Boxwood Inn is within easy reach of Williamsburg, Newport News, and Yorktown, in Historic Lee Hall Village. It is a lovely bed and breakfast with the front facing train tracks. The train did stop there, in fact. In its past, it was once upon a time the home of Simon Curtis, son of Dr. Curtis of Endview Plantation.

Edith

Built around 1896, it has been the Warrick County Hall of Records, a general store, and a post office. The front door led into the general store, to the post office, and even to Simon’s office. Simon’s wife, Edith’s, family was from up North and into antiques. When the place was empty for ten years and an auction held of what was inside, they found four million dollars’ worth of antiques!

Edith spent her last days there with a nurse who smoked a lot and had a raspy voice.
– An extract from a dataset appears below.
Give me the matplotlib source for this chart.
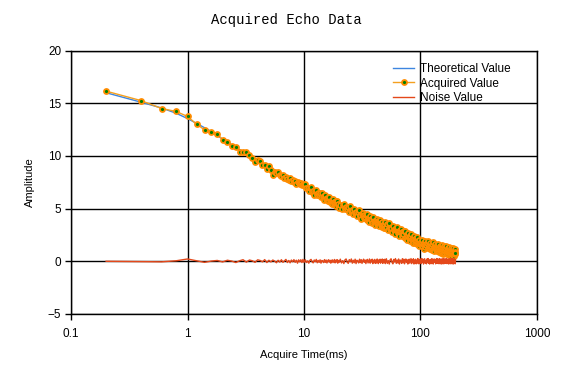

It is said the nurse is another ghost haunting the place. In fact, a couple who one time smelled smoke in the Inn had asked if smoking was allowed there.

Kathryn and her husband, Derek Hulick, along with their daughter and son-in-law, took over Boxwood Inn on December 1, 2000. They didn’t believe it to be haunted, not at first. But soon, with paranormal investigators wanting to investigate it, they learned much differently.

The gentle spirit here is said to be Nannie Curtis. It is said that doors open and close all by themselves. Nannie is also blamed for knocking on doors in the morning. Apparently she does not believe in sleeping late. There are also stories that a phantom of an elderly gentleman with a cane has been spotted.

So stay in this lovely B&B. It’s in a nice spot right by the tracks. Just don’t be surprise when you rent a room there and try to sleep late, Nannie will be knocking on your door to get you up!

A Warning

Next time you visit Williamsburg, stay in one of the local hotels, motels and bed and breakfasts. But just warning you, don’t be surprise if you find the building haunted. And you won’t be charged extra for the extra unseen person in your room.